Retention improves. Filipino remote workers consistently say they stay longer in roles where they have a defined niche and visible skill progression. Being the “everything person” with no clear development path leads to burnout and turnover.

Contractor status becomes clearer. When you hire a specialist for a specific function with deliverable-based outcomes, the relationship is easier to structure as genuine independent contracting. They own their domain. They produce results. You’re not micromanaging their daily process.

The trade-off is coordination. You now manage multiple people or need a team lead to coordinate work across specialists.

The Practical Middle Ground: T-Shaped Remote Workers

The best model I’ve seen isn’t pure specialist or pure generalist.

It’s T-shaped workers.

Broad generalist foundation (admin, communication, basic research) plus deep expertise in one or two functions (email marketing, bookkeeping, Amazon operations, recruiting, SEO).

You hire someone T-shaped early on. They handle general tasks while building depth in their specialty. 

As you grow, their specialty becomes its own role, and you hire another T-shaped person for the next function.

This works because you get flexibility when you need it and depth where it matters. The role has clear development direction, which keeps people engaged. 

You can structure contracts and KPIs around the specialized deliverables while keeping the generalist base as supporting work.

How to Actually Scale From One Person to a Team

Here’s a growth path that keeps you legal and effective:

Stage 1: Single T-shaped generalist

Hire one person with broad skills plus one promising specialty. They handle general admin work while building depth in one area like email marketing, bookkeeping, or customer support.

Document what works and what doesn’t. Track which tasks take the most time and generate the most value. 

This tells you where to specialize next.

Stage 2: Split into specialist lanes

Once a function consistently consumes 40-50% of your generalist’s time and generates measurable value, carve it out into a dedicated specialist role.

Maybe your generalist spends half their day on customer support. 

Hire a dedicated support specialist. 

Your original person can focus on their strongest area while the new specialist owns support end-to-end.

Now you’re managing two people with clear, separate functions.

Formalize SOPs and KPIs per role. 

Stage 3: Build a team with a lead

At 4-5 specialists, coordination becomes your bottleneck. You’re juggling multiple people across different functions with different schedules and outputs.

Appoint a senior remote worker as team lead to coordinate tasks, run standups, and manage local context. They become your single point of contact for the Filipino team.

Your role shifts from managing individual contributors to managing outcomes through your lead. 

The lead handles day-to-day coordination.
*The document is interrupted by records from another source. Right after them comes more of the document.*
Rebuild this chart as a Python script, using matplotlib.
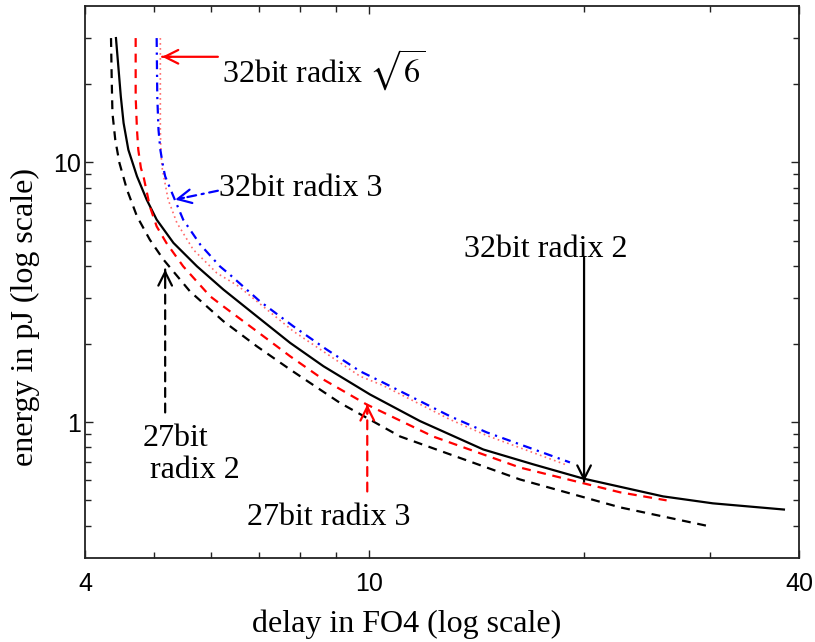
import matplotlib
matplotlib.use('Agg')
import numpy as np
import matplotlib.pyplot as plt
from matplotlib.ticker import FixedLocator, FixedFormatter, NullFormatter

plt.rcParams['mathtext.fontset'] = 'stix'

# ---- data (delay in FO4, energy in pJ) ----
r2_32_x = [4.42, 4.45, 4.49, 4.53, 4.60, 4.73, 4.88, 5.04, 5.32, 5.74, 6.25, 6.96, 7.75, 8.63,
           10.03, 11.78, 14.45, 16.98, 19.93, 25.8, 30.3, 38.1]
r2_32_y = [30.1, 24.1, 17.9, 14.18, 11.19, 8.84, 7.19, 6.02, 4.90, 3.98, 3.24, 2.557, 2.02, 1.642,
           1.278, 1.01, 0.785, 0.688, 0.607, 0.518, 0.487, 0.461]

r2_27_x = [4.35, 4.36, 4.37, 4.41, 4.47, 4.58, 4.73, 4.93, 5.15, 5.61, 6.25, 6.96, 7.75, 9.10,
           11.05, 16.26, 22.46, 30.0]
r2_27_y = [30.1, 20.8, 15.5, 12.23, 9.95, 7.85, 6.20, 5.04, 4.23, 3.19, 2.447, 1.960, 1.595, 1.187,
           0.881, 0.602, 0.470, 0.397]

r3_27_x = [4.71, 4.71, 4.73, 4.75, 4.79, 4.83, 4.93, 5.04, 5.20, 5.49, 5.99, 6.25, 6.96, 7.75,
           8.63, 9.92, 12.29, 16.26, 22.46, 26.1]
r3_27_y = [30.1, 17.9, 13.35, 11.19, 9.52, 8.84, 6.77, 5.67, 4.90, 3.98, 3.05, 2.79, 2.239, 1.794,
           1.459, 1.17, 0.881, 0.669, 0.537, 0.50]

r3_32_x = [5.04, 5.05, 5.07, 5.10, 5.15, 5.18, 5.32, 5.49, 5.80, 6.18, 6.38, 7.03, 7.83, 8.72,
           9.71, 10.46, 12.98, 14.62, 19.11]
r3_32_y = [30.1, 17.9, 13.35, 11.19, 9.52, 8.84, 7.40, 6.02, 4.83, 3.98, 3.70, 2.92, 2.34, 1.904,
           1.571, 1.421, 1.054, 0.913, 0.700]

rs6_32_x = [5.10, 5.10, 5.11, 5.13, 5.23, 5.38, 5.67, 6.12, 6.56, 7.83, 9.71, 10.46, 12.98, 14.62, 18.8]
rs6_32_y = [30.1, 13.35, 10.87, 9.52, 7.19, 5.85, 4.62, 3.75, 3.34, 2.24, 1.503, 1.384, 1.024, 0.888, 0.688]

x_ticks = [4, 10, 40]
x_ticklabels = ['4', '10', '40']
x_minor = [5, 6, 7, 8, 9, 20, 30]
y_ticks = [1, 10]
y_ticklabels = ['1', '10']
y_minor = [0.4, 0.5, 0.6, 0.7, 0.8, 0.9, 2, 3, 4, 5, 6, 7, 8, 9, 20, 30]

# annotations: (text lines, text pos, arrow tip, arrow tail, color, linestyle)
annotations = [
    (['32bit radix $\\sqrt{6}$'], [(6.23, 22.7)], (5.13, 25.5), (6.14, 25.5), 'red', '-'),
    (['32bit radix 3'], [(6.17, 7.92)], (5.35, 7.19), (6.14, 7.78), 'blue', (0, (4, 2.5, 1, 2.5))),
    (['32bit radix 2'], [(13.6, 4.62)], (20.0, 0.591), (20.0, 4.30), 'black', '-'),
    (['27bit', 'radix 2'], [(4.82, 0.866), (4.93, 0.652)], (5.18, 3.87), (5.18, 1.09), 'black', (0, (4, 3))),
    (['27bit radix 3'], [(6.75, 0.430)], (9.94, 1.17), (9.94, 0.541), 'red', (0, (4, 3))),
]

W, H = 815, 642
fig = plt.figure(figsize=(W / 100, H / 100), dpi=100)
ax = fig.add_axes([85 / W, 1 - 558 / H, 714 / W, 552 / H])

ax.plot(r2_32_x, r2_32_y, color='black', lw=1.6, ls='-')
ax.plot(r2_27_x, r2_27_y, color='black', lw=1.6, ls=(0, (4, 3)))
ax.plot(r3_27_x, r3_27_y, color='red', lw=1.6, ls=(0, (4, 3)))
ax.plot(rs6_32_x, rs6_32_y, color='#ff6a6a', lw=1.2, ls=(0, (1, 2)))
ax.plot(r3_32_x, r3_32_y, color='blue', lw=1.6, ls=(0, (4, 2.5, 1, 2.5)))

ax.set_xscale('log')
ax.set_yscale('log')
ax.set_xlim(4, 40)
ax.set_ylim(0.3, 40)

ax.xaxis.set_major_locator(FixedLocator(x_ticks))
ax.xaxis.set_major_formatter(FixedFormatter(x_ticklabels))
ax.xaxis.set_minor_locator(FixedLocator(x_minor))
ax.xaxis.set_minor_formatter(NullFormatter())
ax.yaxis.set_major_locator(FixedLocator(y_ticks))
ax.yaxis.set_major_formatter(FixedFormatter(y_ticklabels))
ax.yaxis.set_minor_locator(FixedLocator(y_minor))
ax.yaxis.set_minor_formatter(NullFormatter())

ax.tick_params(which='both', direction='in', top=True, right=True, width=1.0, colors='#222222')
ax.tick_params(which='major', length=5.5)
ax.tick_params(which='minor', length=4.5)
ax.tick_params(axis='x', which='major', pad=10, labelsize=18)
ax.tick_params(axis='y', which='major', pad=3, labelsize=18)
for lab in ax.get_xticklabels() + ax.get_yticklabels():
    lab.set_family('Liberation Sans')
    lab.set_color('black')
for sp in ax.spines.values():
    sp.set_linewidth(1.3)
    sp.set_color('#222222')

serif = 'Liberation Serif'
FS = 23
ax.set_xlabel('delay in FO4 (log scale)', fontsize=FS, family=serif)
ax.set_ylabel('energy in pJ (log scale)', fontsize=FS, family=serif)
ax.xaxis.set_label_coords(0.45, -0.093)
ax.yaxis.set_label_coords(-0.063, 0.437)

fig.canvas.draw()
for lines, poss, tip, tail, col, ls in annotations:
    for t, p in zip(lines, poss):
        ax.text(p[0], p[1], t, fontsize=FS, family=serif, ha='left', va='center')
    # shaft
    ax.annotate('', xy=tip, xytext=tail,
                arrowprops=dict(arrowstyle='-', color=col, lw=1.6, linestyle=ls,
                                shrinkA=0, shrinkB=0))
    # head (solid)
    p_tip = ax.transData.transform(tip)
    p_tail = ax.transData.transform(tail)
    d = p_tail - p_tip
    d = d / np.hypot(*d) * 9
    ax.annotate('', xy=tip, xytext=(d[0], d[1]), textcoords='offset pixels',
                arrowprops=dict(arrowstyle='->,head_length=0.7,head_width=0.35', color=col,
                                lw=1.6, shrinkA=0, shrinkB=0, mutation_scale=14))

fig.savefig('out.png', dpi=100)
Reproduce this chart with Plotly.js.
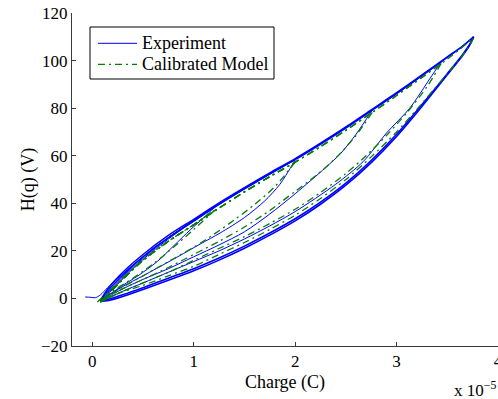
<!DOCTYPE html>
<html>
<head>
<meta charset="utf-8">
<script src="https://cdn.plot.ly/plotly-3.0.1.min.js"></script>
<style>html,body{margin:0;padding:0;background:#fff;}#chart{width:498px;height:399px;}</style>
</head>
<body>
<div id="chart"></div>
<script>
// Charge in units of 1e-5 C, H(q) in V.
const xTicks = [0, 1, 2, 3, 4];
const yTicks = [-20, 0, 20, 40, 60, 80, 100, 120];
const yTickLabels = ['\u221220', '0', '20', '40', '60', '80', '100', '120'];
const seriesNames = ['Experiment', 'Calibrated Model'];

// ---------- Experiment: minor loops ----------
const expAscAQ  = [-0.07, -0.02, 0.03, 0.08, 0.15, 0.25, 0.4, 0.6, 0.8, 1.0, 1.22];
const expAscAH  = [0.6, 0.5, 0.3, 1.5, 4.5, 8.5, 14, 21, 27, 32.5, 39];
const expDescAQ = [1.22, 1.1, 0.97, 0.8, 0.64, 0.45, 0.3, 0.18, 0.1];
const expDescAH = [39, 34, 29, 22, 15.5, 9.5, 5.5, 2, 0];
const expAscBQ  = [0.1, 0.15, 0.25, 0.4, 0.6, 0.8, 1.0, 1.25, 1.5, 1.75, 2.0];
const expAscBH  = [0, 2.5, 7, 13.5, 21, 27, 33, 40, 46.5, 52.5, 58.2];
const expDescBQ = [2.0, 1.85, 1.7, 1.5, 1.26, 1.07, 0.8, 0.5, 0.3, 0.15, 0.1];
const expDescBH = [58.2, 48, 41, 34, 27.5, 23, 16.5, 9.5, 5, 1, -0.5];
const expAscCQ  = [0.1, 0.15, 0.25, 0.4, 0.6, 0.8, 1.0, 1.25, 1.5, 1.75, 2.0, 2.25, 2.5, 2.76];
const expAscCH  = [-0.5, 2, 6.5, 13, 20.5, 27, 33, 40, 46.5, 52.5, 58.5, 65, 72, 79.2];
const expDescCQ = [2.76, 2.6, 2.45, 2.3, 2.0, 1.75, 1.5, 1.25, 1.0, 0.75, 0.5, 0.3, 0.15, 0.1];
const expDescCH = [79.2, 69, 61, 55, 44, 35.5, 28, 22.5, 17.5, 12.5, 8, 4, 0.5, -1];
const expAscDQ  = [0.1, 0.15, 0.25, 0.4, 0.6, 0.8, 1.0, 1.25, 1.5, 1.75, 2.0, 2.25, 2.5, 2.75, 3.0, 3.25, 3.44];
const expAscDH  = [-1, 1.5, 6, 12.5, 20, 26.5, 32.5, 39.5, 46, 52.3, 58.5, 65, 72, 79, 86, 93.5, 99.5];
const expDescDQ = [3.44, 3.33, 3.13, 2.9, 2.67, 2.4, 2.0, 1.75, 1.5, 1.25, 1.0, 0.75, 0.5, 0.3, 0.15, 0.1];
const expDescDH = [99.5, 92.5, 80, 69.5, 57.5, 48, 36.5, 30.5, 25, 20, 15.5, 11, 6.5, 3, 0, -1];

// ---------- Experiment: major loop (repeated cycles) ----------
const expUpperQ  = [0.08, 0.12, 0.2, 0.35, 0.5, 0.75, 1.0, 1.25, 1.5, 1.75, 2.0, 2.25, 2.5, 2.75, 3.0, 3.25, 3.5, 3.65, 3.76];
const expUpper1H = [-1, 1.5, 5.5, 12, 17.5, 25.5, 32.5, 39.5, 46, 52.3, 58.3, 64.8, 71.6, 78.8, 86.1, 93.6, 101.3, 105.9, 110];
const expUpper2H = [-1, 2, 6.5, 13, 18.5, 26.5, 33.3, 40.2, 46.6, 52.8, 58.8, 65.3, 72.1, 79.3, 86.5, 94, 101.6, 106.1, 110];
const expLowerQ  = [3.76, 3.72, 3.65, 3.5, 3.25, 3.0, 2.75, 2.5, 2.25, 2.0, 1.75, 1.5, 1.25, 1.0, 0.75, 0.5, 0.3, 0.15, 0.08];
const expLower1H = [110, 106.8, 102.5, 94.5, 81.5, 69, 58, 48.5, 40.5, 33.5, 27.5, 22, 17, 12.5, 8.5, 4.5, 1.5, -0.5, -1.2];
const expLower2H = [110, 106.4, 102, 94, 80.7, 68.1, 57.1, 47.6, 39.6, 32.6, 26.6, 21.1, 16.1, 11.6, 7.6, 3.8, 0.8, -1, -1.2];

// ---------- Calibrated model ----------
const modUpperQ = [0.08, 0.15, 0.3, 0.5, 0.75, 1.0, 1.25, 1.5, 1.75, 2.0, 2.25, 2.5, 2.75, 3.0, 3.25, 3.5, 3.76];
const modUpperH = [-1.5, 1.5, 8, 16, 24, 31, 38, 44.8, 51.2, 57.3, 63.8, 70.7, 77.9, 85.3, 92.9, 100.6, 109.5];
const modLowerQ = [3.76, 3.7, 3.6, 3.4, 3.2, 3.0, 2.75, 2.5, 2.25, 2.0, 1.75, 1.5, 1.25, 1.0, 0.75, 0.5, 0.25, 0.08];
const modLowerH = [109.5, 105, 99.5, 89.5, 79.5, 70, 59.5, 50, 42, 35, 29, 23.5, 18.5, 13.5, 9.5, 5.5, 2, -1.5];
const modAscAQ  = [0.05, 0.1, 0.2, 0.4, 0.6, 0.8, 1.0, 1.22];
const modAscAH  = [-1.5, 0.5, 4.5, 12.5, 19.5, 25.5, 31, 37.5];
const modDescAQ = [1.22, 1.0, 0.8, 0.6, 0.4, 0.2, 0.08];
const modDescAH = [37.5, 29, 21.5, 14.5, 8.5, 3, -1.5];
const modDescBQ = [2.0, 1.8, 1.6, 1.4, 1.2, 1.0, 0.75, 0.5, 0.25, 0.08];
const modDescBH = [57.3, 47, 39.5, 33, 27, 21.5, 15.5, 9.5, 3.5, -1.5];
const modDescCQ = [2.76, 2.6, 2.4, 2.2, 2.0, 1.75, 1.5, 1.25, 1.0, 0.75, 0.5, 0.25, 0.08];
const modDescCH = [78.2, 68.5, 59, 51.5, 45, 37, 30, 24, 18.5, 13, 8, 3, -1.5];
const modDescDQ = [3.44, 3.3, 3.1, 2.9, 2.7, 2.5, 2.25, 2.0, 1.75, 1.5, 1.25, 1.0, 0.75, 0.5, 0.25, 0.08];
const modDescDH = [98.8, 89, 78, 68.5, 60, 52.5, 44.5, 37.5, 31.5, 26, 21, 16, 11, 6.5, 2, -1.5];
const modRevB = [2.0, 57.3];
const modRevC = [2.76, 78.2];
const modRevD = [3.44, 98.8];

const BLUE = 'rgb(0,0,255)';
const GREEN = 'rgb(0,128,0)';
const MODEL_DASH = '7px,4px,2px,4px';
const traces = [];

function expTrace(q, h, w) {
  traces.push({
    x: q, y: h, type: 'scatter', mode: 'lines',
    name: seriesNames[0], showlegend: false,
    line: {color: BLUE, width: w, shape: 'spline', smoothing: 0.8},
    hoverinfo: 'skip'
  });
}
function modTrace(q, h) {
  traces.push({
    x: q, y: h, type: 'scatter', mode: 'lines',
    name: seriesNames[1], showlegend: false,
    line: {color: GREEN, width: 1.3, dash: MODEL_DASH, shape: 'spline', smoothing: 0.8},
    hoverinfo: 'skip'
  });
}
// ascending model branches follow the model's upper branch up to each reversal point
function upTo(q, h, rev) {
  const xs = [], ys = [];
  for (let i = 0; i < q.length && q[i] < rev[0]; i++) { xs.push(q[i]); ys.push(h[i]); }
  xs.push(rev[0]); ys.push(rev[1]);
  return [xs, ys];
}

expTrace(expAscAQ, expAscAH, 1);
expTrace(expDescAQ, expDescAH, 1);
expTrace(expAscBQ, expAscBH, 1);
expTrace(expDescBQ, expDescBH, 1);
expTrace(expAscCQ, expAscCH, 1);
expTrace(expDescCQ, expDescCH, 1);
expTrace(expAscDQ, expAscDH, 1);
expTrace(expDescDQ, expDescDH, 1);
expTrace(expUpperQ, expUpper1H, 1.4);
expTrace(expLowerQ, expLower1H, 1.6);
expTrace(expUpperQ, expUpper2H, 1.4);
expTrace(expLowerQ, expLower2H, 1.6);

modTrace(modAscAQ, modAscAH);
modTrace(modDescAQ, modDescAH);
let b = upTo(modUpperQ, modUpperH, modRevB); modTrace(b[0], b[1]);
modTrace(modDescBQ, modDescBH);
b = upTo(modUpperQ, modUpperH, modRevC); modTrace(b[0], b[1]);
modTrace(modDescCQ, modDescCH);
b = upTo(modUpperQ, modUpperH, modRevD); modTrace(b[0], b[1]);
modTrace(modDescDQ, modDescDH);
modTrace(modUpperQ, modUpperH);
modTrace(modLowerQ, modLowerH);

// ---------- layout (pixel geometry of the reference) ----------
const W = 498, H = 399, ML = 72, MR = 0, MT = 13, MB = 53;
const PW = W - ML - MR, PH = H - MT - MB;
const px = v => (v - ML) / PW;          // pixel x -> paper x
const py = v => (H - MB - v) / PH;      // pixel y -> paper y

const FONT = 'Liberation Serif, Times New Roman, serif';
const axisCommon = {
  showline: true, linecolor: '#3a3a3a', linewidth: 1,
  ticks: 'inside', ticklen: 4, tickcolor: '#3a3a3a', tickwidth: 1,
  showgrid: false, zeroline: false, mirror: false,
  tickfont: {family: FONT, size: 17, color: '#000'}
};

// legend drawn as a box, two line samples and two text labels
const legBox = {x0: 90, x1: 274, y0: 27, y1: 79};
const legRows = [43.3, 64.3];
const shapes = [
  {type: 'rect', xref: 'paper', yref: 'paper', layer: 'above',
   x0: px(legBox.x0), x1: px(legBox.x1), y0: py(legBox.y1), y1: py(legBox.y0),
   fillcolor: '#fff', line: {color: '#000', width: 1}},
  {type: 'line', xref: 'paper', yref: 'paper', layer: 'above',
   x0: px(98), x1: px(137), y0: py(legRows[0]), y1: py(legRows[0]),
   line: {color: BLUE, width: 1}},
  {type: 'line', xref: 'paper', yref: 'paper', layer: 'above',
   x0: px(98), x1: px(137), y0: py(legRows[1]), y1: py(legRows[1]),
   line: {color: GREEN, width: 1.3, dash: MODEL_DASH}}
];
const annotations = [
  {xref: 'paper', yref: 'paper', x: px(140), y: py(legRows[0]), xanchor: 'left', yanchor: 'middle',
   text: seriesNames[0], showarrow: false, font: {family: FONT, size: 18, color: '#000'}},
  {xref: 'paper', yref: 'paper', x: px(140), y: py(legRows[1]), xanchor: 'left', yanchor: 'middle',
   text: seriesNames[1], showarrow: false, font: {family: FONT, size: 18, color: '#000'}},
  {xref: 'paper', yref: 'paper', x: 1.0, y: -0.13, xanchor: 'right', yanchor: 'middle',
   text: 'x 10<sup>\u22125</sup>', showarrow: false,
   font: {family: FONT, size: 17, color: '#000'}}
];

const layout = {
  width: W, height: H,
  margin: {l: ML, r: MR, t: MT, b: MB},
  paper_bgcolor: '#fff', plot_bgcolor: '#fff',
  font: {family: FONT, size: 17, color: '#000'},
  showlegend: false,
  xaxis: Object.assign({}, axisCommon, {
    range: [-0.2, 4], tickmode: 'array', tickvals: xTicks,
    ticklabeloverflow: 'allow',
    title: {text: 'Charge (C)', font: {family: FONT, size: 18, color: '#000'}, standoff: 4}
  }),
  yaxis: Object.assign({}, axisCommon, {
    range: [-20, 120], tickmode: 'array', tickvals: yTicks, ticktext: yTickLabels,
    title: {text: 'H(q) (V)', font: {family: FONT, size: 18, color: '#000'}, standoff: 1}
  }),
  shapes: shapes,
  annotations: annotations
};
Plotly.newPlot('chart', traces, layout, {displayModeBar: false, staticPlot: true});
</script>
</body>
</html>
You handle strategy, resources, and growth. That’s how you scale past 10 people without becoming a full-time manager of remote workers.

What This Really Comes Down To

The specialist versus generalist question isn’t about which is “better.”

It’s about matching role structure to your business stage and being honest about the working relationship you’re creating.

Early on, when you’re still figuring things out, flexible generalists help you explore. Once processes stabilize, specialists help you scale with quality and accountability.

But either way, you need to respect the legal and privacy frameworks that govern how Filipino remote workers operate. That means proper classification, humane monitoring, clear communication, and fair treatment.

The businesses that get this right don’t just avoid compliance problems. They build teams that actually stick around and perform.